At this point in the text, the chanting stops, and the sound of reed horns is heard coming from the back of the Pavilion. Preceded by monks wearing yellow cockade hats, the yangsi in a golden yellow, full length chupa walks down the main aisle to stand in front of the Karmapa. Here, he performs three bows on a square of yellow brocade framed in red. With these the traditional hair cutting ceremony begins. The yangsi offers the Karmapa a long white kata and receives one back. He makes the traditional offering of a mandala, and the representations of body (a statue), speech (a text), and mind (a stupa) to the Karmapa.
Afterward, the young Bokar Rinpoche sits on the square of brocade in front of the Karmapa to receive refuge vows and the precepts from him. After three more bows, he stands near the throne while the Karmapa cuts a piece of his hair, blesses him with water from an ornate vase, and reads out the formal proclamation of young tulku’s recognition and new name:
    I hereby recognize Karma Palden Lodrö Chökyi Gyaltsen Chok Tamche Le Nampar Gyalway Lha, whose father is named Tensang and whose mother, known as Jama Ama, is actually named Yardren, from the village of Dilkhyim in the North Sikkim District of India, as the Third Bokar Rinpoche.

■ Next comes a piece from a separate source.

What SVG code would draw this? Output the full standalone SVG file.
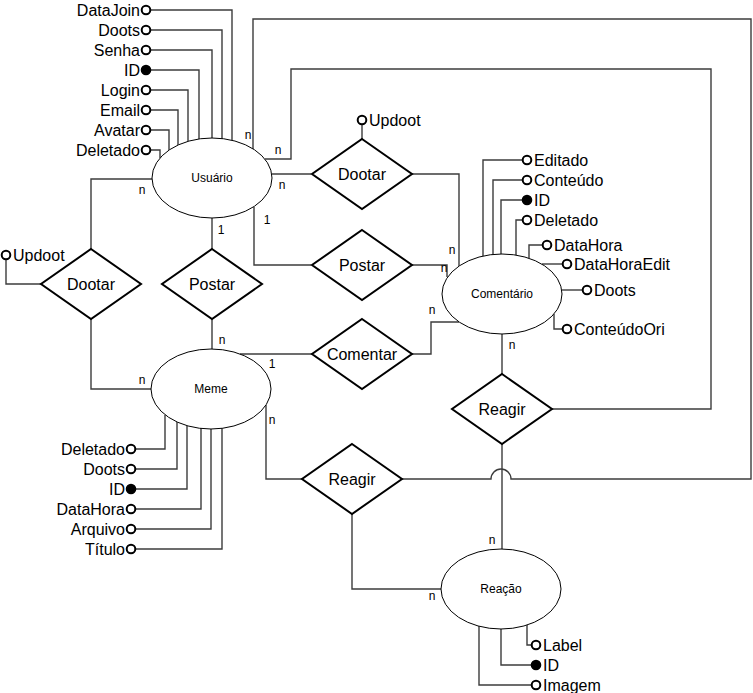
<svg xmlns="http://www.w3.org/2000/svg" width="753" height="693" viewBox="0 0 753 693">
<style>
.c{fill:none;stroke:#3c3c3c;stroke-width:1.4}
.e{fill:#fff;stroke:#000;stroke-width:1}
.d{fill:#fff;stroke:#000;stroke-width:2}
.a{fill:#fff;stroke:#000;stroke-width:2}
.k{fill:#000;stroke:#000;stroke-width:2}
text{font-family:"Liberation Sans",Arial,sans-serif;fill:#000}
.at{font-size:16px}
.en{font-size:12px;text-anchor:middle}
.rl{font-size:16px;text-anchor:middle}
.lb{font-size:12px;text-anchor:middle}
.r{text-anchor:end}
</style>
<rect width="753" height="693" fill="#fff"/>
<g id="connectors">
<!-- Usuario attributes -->
<path class="c" d="M150 10H232V140"/>
<path class="c" d="M150 30H222V139"/>
<path class="c" d="M150 50H212V138"/>
<path class="c" d="M150 70H199V139"/>
<path class="c" d="M150 90H188V141"/>
<path class="c" d="M150 110H178V145"/>
<path class="c" d="M150 130H169V150"/>
<path class="c" d="M150 150H160V158"/>
<!-- Meme attributes -->
<path class="c" d="M135 449H165V415"/>
<path class="c" d="M135 469H177V422"/>
<path class="c" d="M135 489H187V426"/>
<path class="c" d="M135 509H201V428"/>
<path class="c" d="M135 529H211V429"/>
<path class="c" d="M135 549H222V428"/>
<!-- Comentario attributes -->
<path class="c" d="M523 160H483V256"/>
<path class="c" d="M523 180H493V255"/>
<path class="c" d="M523 200H501V254"/>
<path class="c" d="M523 220H516V255"/>
<path class="c" d="M543 245H529V258"/>
<path class="c" d="M563 264H542"/>
<path class="c" d="M583 290H562"/>
<path class="c" d="M563 329H554V314"/>
<!-- Reacao attributes -->
<path class="c" d="M532 645H527V625"/>
<path class="c" d="M532 665H501V629"/>
<path class="c" d="M532 685H479V626"/>
<!-- relationships -->
<path class="c" d="M253 149V19H751V479H511A10 10 0 0 0 491 479H402"/>
<path class="c" d="M265 159H291V69H711V409H551"/>
<path class="c" d="M272 174H311"/>
<path class="c" d="M412 174H459V266"/>
<path class="c" d="M362 139V124"/>
<path class="c" d="M254 207V265H311"/>
<path class="c" d="M412 265H447V277"/>
<path class="c" d="M212 218V249"/>
<path class="c" d="M212 319V349"/>
<path class="c" d="M91 249V179H152"/>
<path class="c" d="M91 319V389H151"/>
<path class="c" d="M41 284H6V260"/>
<path class="c" d="M240 354H312"/>
<path class="c" d="M412 354H431V322H459"/>
<path class="c" d="M266 405V479H302"/>
<path class="c" d="M352 514V589H441"/>
<path class="c" d="M502 334V374"/>
<path class="c" d="M502 444V549"/>
<!-- edge labels -->
<text class="lb" x="248" y="139">n</text>
<text class="lb" x="278" y="154">n</text>
<text class="lb" x="282" y="189">n</text>
<text class="lb" x="267" y="224">1</text>
<text class="lb" x="221" y="234">1</text>
<text class="lb" x="142" y="194">n</text>
<text class="lb" x="452" y="254">n</text>
<text class="lb" x="444" y="272">n</text>
<text class="lb" x="222" y="344">n</text>
<text class="lb" x="142" y="384">n</text>
<text class="lb" x="272" y="368">1</text>
<text class="lb" x="432" y="314">n</text>
<text class="lb" x="512" y="349">n</text>
<text class="lb" x="272" y="424">n</text>
<text class="lb" x="492" y="544">n</text>
<text class="lb" x="432" y="600">n</text>
</g>
<g id="usuario">
<ellipse class="e" cx="212" cy="178" rx="60" ry="40"/>
<text class="en" x="212" y="182">Usuário</text>
</g>
<g id="usuario-attrs">
<circle class="a" cx="146" cy="10" r="4.3"/><text class="at r" x="140" y="16">DataJoin</text>
<circle class="a" cx="146" cy="30" r="4.3"/><text class="at r" x="140" y="36">Doots</text>
<circle class="a" cx="146" cy="50" r="4.3"/><text class="at r" x="140" y="56">Senha</text>
<circle class="k" cx="146" cy="70" r="4.3"/><text class="at r" x="140" y="76">ID</text>
<circle class="a" cx="146" cy="90" r="4.3"/><text class="at r" x="140" y="96">Login</text>
<circle class="a" cx="146" cy="110" r="4.3"/><text class="at r" x="140" y="116">Email</text>
<circle class="a" cx="146" cy="130" r="4.3"/><text class="at r" x="140" y="136">Avatar</text>
<circle class="a" cx="146" cy="150" r="4.3"/><text class="at r" x="140" y="156">Deletado</text>
</g>
<g id="meme">
<ellipse class="e" cx="211" cy="389" rx="60" ry="40"/>
<text class="en" x="211" y="393">Meme</text>
</g>
<g id="meme-attrs">
<circle class="a" cx="131" cy="449" r="4.3"/><text class="at r" x="125" y="455">Deletado</text>
<circle class="a" cx="131" cy="469" r="4.3"/><text class="at r" x="125" y="475">Doots</text>
<circle class="k" cx="131" cy="489" r="4.3"/><text class="at r" x="125" y="495">ID</text>
<circle class="a" cx="131" cy="509" r="4.3"/><text class="at r" x="125" y="515">DataHora</text>
<circle class="a" cx="131" cy="529" r="4.3"/><text class="at r" x="125" y="535">Arquivo</text>
<circle class="a" cx="131" cy="549" r="4.3"/><text class="at r" x="125" y="555">Título</text>
</g>
<g id="comentario">
<ellipse class="e" cx="502" cy="294" rx="60" ry="40"/>
<text class="en" x="502" y="298">Comentário</text>
</g>
<g id="comentario-attrs">
<circle class="a" cx="527" cy="160" r="4.3"/><text class="at" x="534" y="166">Editado</text>
<circle class="a" cx="527" cy="180" r="4.3"/><text class="at" x="534" y="186">Conteúdo</text>
<circle class="k" cx="527" cy="200" r="4.3"/><text class="at" x="534" y="206">ID</text>
<circle class="a" cx="527" cy="220" r="4.3"/><text class="at" x="534" y="226">Deletado</text>
<circle class="a" cx="547" cy="245" r="4.3"/><text class="at" x="554" y="251">DataHora</text>
<circle class="a" cx="567" cy="264" r="4.3"/><text class="at" x="574" y="270">DataHoraEdit</text>
<circle class="a" cx="587" cy="290" r="4.3"/><text class="at" x="594" y="296">Doots</text>
<circle class="a" cx="567" cy="329" r="4.3"/><text class="at" x="574" y="335">ConteúdoOri</text>
</g>
<g id="reacao">
<ellipse class="e" cx="501" cy="589" rx="60" ry="40"/>
<text class="en" x="501" y="593">Reação</text>
</g>
<g id="reacao-attrs">
<circle class="a" cx="536" cy="645" r="4.3"/><text class="at" x="543" y="651">Label</text>
<circle class="k" cx="536" cy="665" r="4.3"/><text class="at" x="543" y="671">ID</text>
<circle class="a" cx="536" cy="685" r="4.3"/><text class="at" x="543" y="691">Imagem</text>
</g>
<g id="dootar-usuario-comentario">
<polygon class="d" points="362,139 412,174 362,209 312,174"/>
<text class="rl" x="362" y="180">Dootar</text>
<circle class="a" cx="362" cy="120" r="4.3"/><text class="at" x="369" y="126">Updoot</text>
</g>
<g id="postar-comentario">
<polygon class="d" points="362,230 412,265 362,300 312,265"/>
<text class="rl" x="362" y="271">Postar</text>
</g>
<g id="dootar-meme">
<polygon class="d" points="91,249 141,284 91,319 41,284"/>
<text class="rl" x="91" y="290">Dootar</text>
<circle class="a" cx="6" cy="255" r="4.3"/><text class="at" x="13" y="261">Updoot</text>
</g>
<g id="postar-meme">
<polygon class="d" points="212,249 262,284 212,319 162,284"/>
<text class="rl" x="212" y="290">Postar</text>
</g>
<g id="comentar">
<polygon class="d" points="362,319 412,354 362,389 312,354"/>
<text class="rl" x="362" y="360">Comentar</text>
</g>
<g id="reagir-meme">
<polygon class="d" points="352,444 402,479 352,514 302,479"/>
<text class="rl" x="352" y="485">Reagir</text>
</g>
<g id="reagir-comentario">
<polygon class="d" points="502,374 552,409 502,444 452,409"/>
<text class="rl" x="502" y="415">Reagir</text>
</g>
</svg>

    Karmapa Ogyen Trinley Dorje
    in the Wood Horse Year, 21 January 2015
The inspiring name translates as Karma Glorious Intellect, Victory Banner of the Dharma, Divine One Utterly Victorious Over All. The yangsi now receives a kata and red blessing cord from the Karmapa, which completes this first major ceremony in a tulku’s life. The yangsi then turns to offer a kata to Gyaltsap Rinpoche, who gives him a wrapped present, and to Jamgon Kongtrul Rinpoche, next to whom the newly recognized Bokar Rinpoche takes his seat on the throne waiting for him.
As the puja starts again, its refrain takes on added meaning after the recognition:
    Grant your blessing that the gurus live long,
    And that the Dharma flourish.
Khenpo Rinpoche Lodro Donyo leads the representatives from Mirik Monastery in offering a mandala and representations of body, speech, and mind to his new student and old teacher. The longer the young reincarnation sits on the throne the more comfortable he seems, as if he is settling into a familiar world; he touches foreheads with some of the monks and blesses other fully with his child’s hand, old and young at once. Actually, it is Khenpo Rinpoche at his side who seems younger, almost childlike in his great delight and joy to be sitting next to his beloved teacher at last.
Before the end, the puja is paused for a festive offering of tea and rice. During the silence, the discipline master of the nuns reads out the names of the donors on this auspicious day and elaborate praises of the new yangsi. Streams of offerings continue and the ceremony ends with long life prayers for the Gyalwang Karmapa, whose brilliant and inconceivable wisdom has made this day possible.